Maybe the ironic part is that this rapid inflation in buying a property is pricing many people out of the home-purchasing market. So they then go lease an apartment instead, which then puts more demand on rental prices due to the laws of supply and demand.
What does the future hold for the housing cost burden problem?
It is putting families into a very difficult situation. A big problem is that housing starts in the US have been flat to trending down in 2017 per the census bureau. If there is a shortage of homes and apartments being built, this will not help the supply grow. Then, with demand still high and supply tight, prices will continue to increase, both for leasing and buying. So things are not looking to great right now.
There may be a few other barriers in 2017 as well. One is the federal reserve continues to increase short term interest rates, and they will be starting to unwind the stimulus programs in place by not re-investing into buying mortgage or treasury bonds. While of course no one knows how this will all play out, in theory if the federal reserve starts to wind down their bond stimulus programs this will put upwards pressure on long term mortgage rates and payments. The increases in prime rates will likely impact short term and/or ARM mortgage rates. That will make home-buying more challenging for buyers.

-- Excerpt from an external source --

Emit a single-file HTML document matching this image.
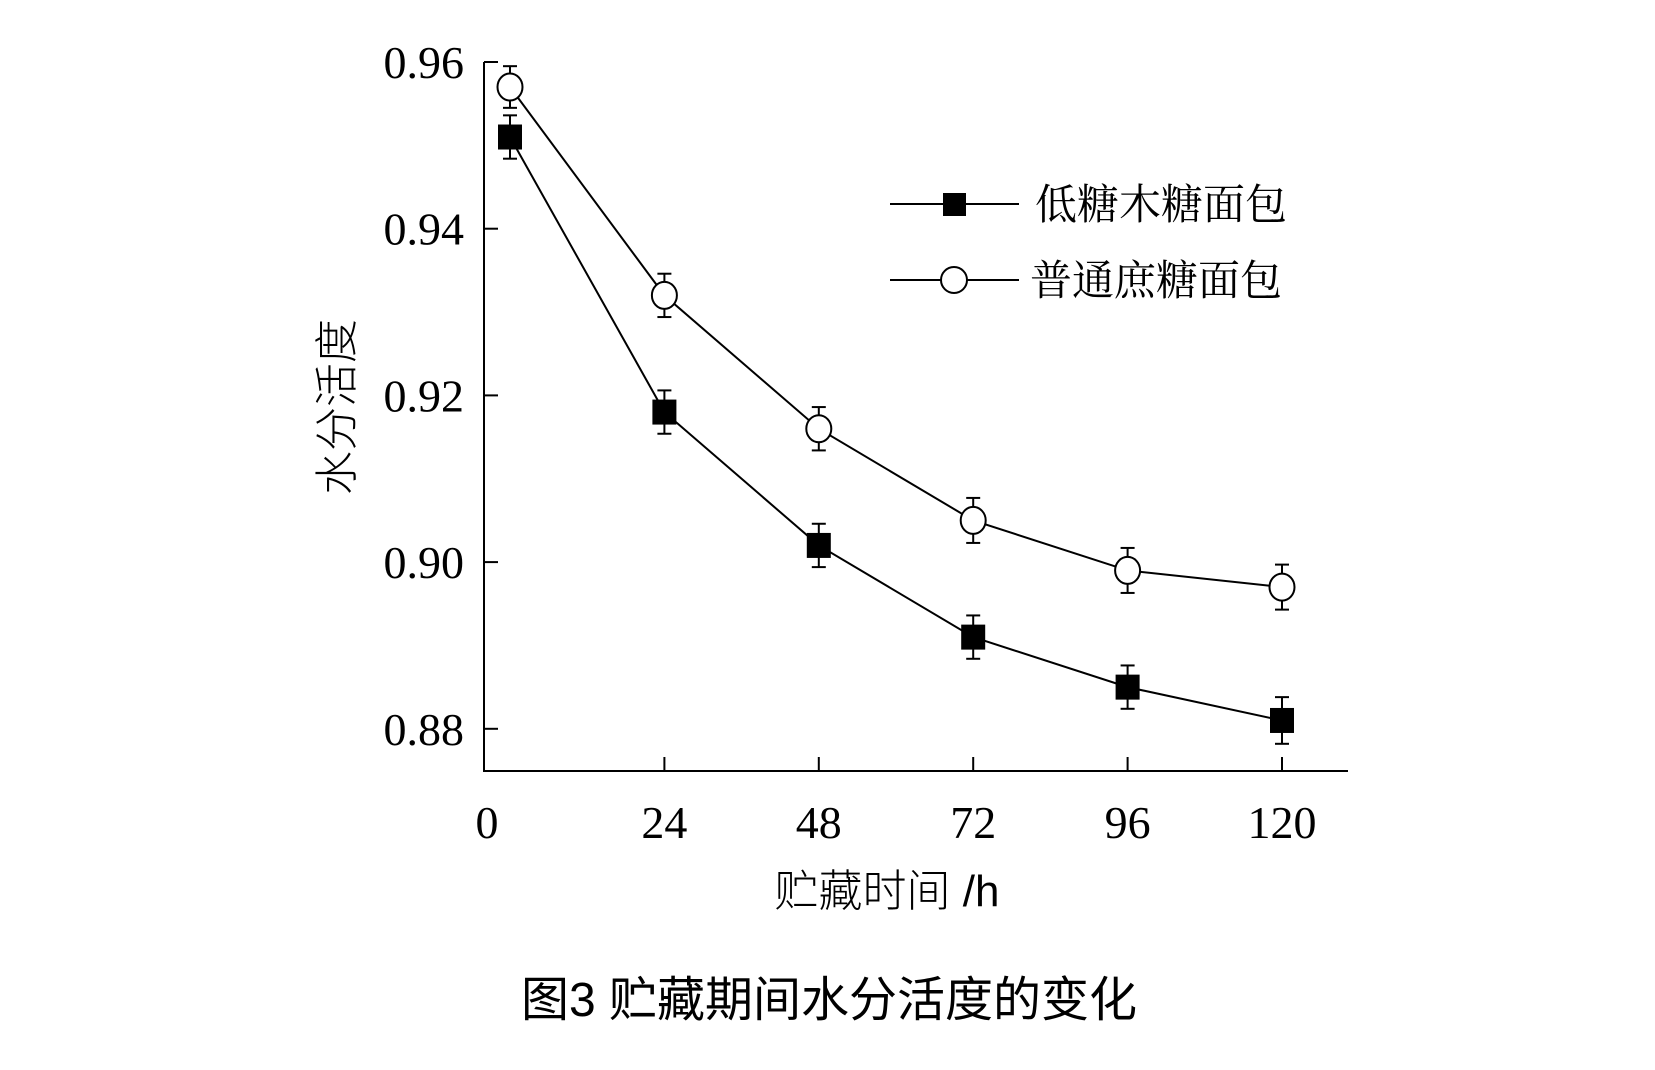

Home builders also say it is very hard to find workers to build homes or apartments. Many have been using immigrants as Americans either do not want that type of work or they lack the skills. But now some immigrants are starting to leave those roles due to more aggressive deportation policies put into place by the government. So that lack of workers will also lead to slowing housing starts.
So there is no telling how this will all play out for 33% of Americans, and quite frankly others who are near being cost burdened. If you are a young person looking to rent your first home or buy in 2017, maybe live at home a little longer to build more savings. If you are older and struggling, then as we always say the job market is booming right now. Get the skills you need to increase your income so you can afford a home.